Отец, прихрамывая, побежал в комнату. Сенька растерялся, заметался из угла в угол: «Может, врача позвать? Сбегать за лекарством? Что-то ведь надо делать…»

Но из комнаты послышались облегченные вздохи:

— О-ох, да что же это? А ведь за водой нужно сходить, поросенку вынести… Провериться надо. Хоть что — сердце. Вот пощупай, как бьется: тук-тук-тук. А ты, Алешенька, не сходишь за водой-то, а? И за водой, и поросеночку…

Отец намесил картошек с моченым хлебом, долил в тазик теплой воды и поковылял в стайку. Потом взял ведра, коромысло и направился за водой. Сеньке почему-то стало жаль его.

— Давайте я схожу. Раза два по полведерочку. Давайте.

— Отец я, стало быть, отцом и зови, — последовал ответ. И совсем недружелюбный. Сенька покраснел, будто его обвинили в воровстве. Он хотел было сказать «папа», но язык словно прирос к нёбу, не повернулся язык. Отец ушел, позвякивая ведрами. Сенька сел на ступеньку крыльца, сложил на коленях руки. У порога, вытянувшись, лежал Барин. Ух, какой это был красивый пес! Вот подружиться бы с ним, погладить. Рыжий, косматый. Уши большущие, как лопухи. Круглыми глазами Барин смотрел на Сеньку и помахивал хвостом-метелкой.

Если бы перешагнуть через него и сделать два-три шага, можно было сорвать подсолнух. Стебель его, словно шея лебедя, согнулся под тяжестью шляпы.
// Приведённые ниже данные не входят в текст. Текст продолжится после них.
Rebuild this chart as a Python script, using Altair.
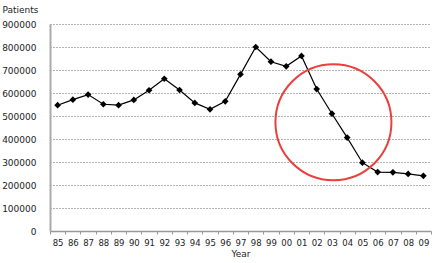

«Вот так подсо-олнух!» — забыв о собаке, подумал Сенька. И с обидой, вспомнив все же о ней, сказал Барину:

— Не пустишь ведь. Все вы… рычать только.

Отец принес воды. Молча булькнул ее в кадку. На лавке перевернул ведра и стал закрывать окна. Сначала один ставень, потом другой. В отверстия, что были просверлены в стене, вдел стержни запора.

— Мать болеет, наверни изнутри гайки.

Сенька принялся накручивать на стержни «барашки». На шесть окон двенадцать гаек. Закончив, присел в уголке, поджидая, не закричит ли филин. А отец прошел в спаленку и вышел оттуда с ружьем. Переломил его, вогнал патрон и похромал на улицу. «Неужели собаку застрелит?» — встревожился Сенька и потащился за ним.

Не отходя от сеней, отец сунул в темноту ствол и нажал на крючок. Сенька вздрогнул от выстрела. Звук побежал в разные стороны и захлебнулся где-то под горой у железной дороги.

— Кого ты, пап? — спросил Сенька.

— Никого, — ответил отец. — Пойдем спать. Это чтобы воры боялись.

3

День ото дня в доме Копытовых отличались только названием. Во всем остальном был заведен единый порядок. Утром отец уходил в город, в магазины. Возвращался к вечеру, валился у порога на прохладный пол и задирал на табуретку измученную ногу. Мать брала пухлую сумку и начинала ее разбирать.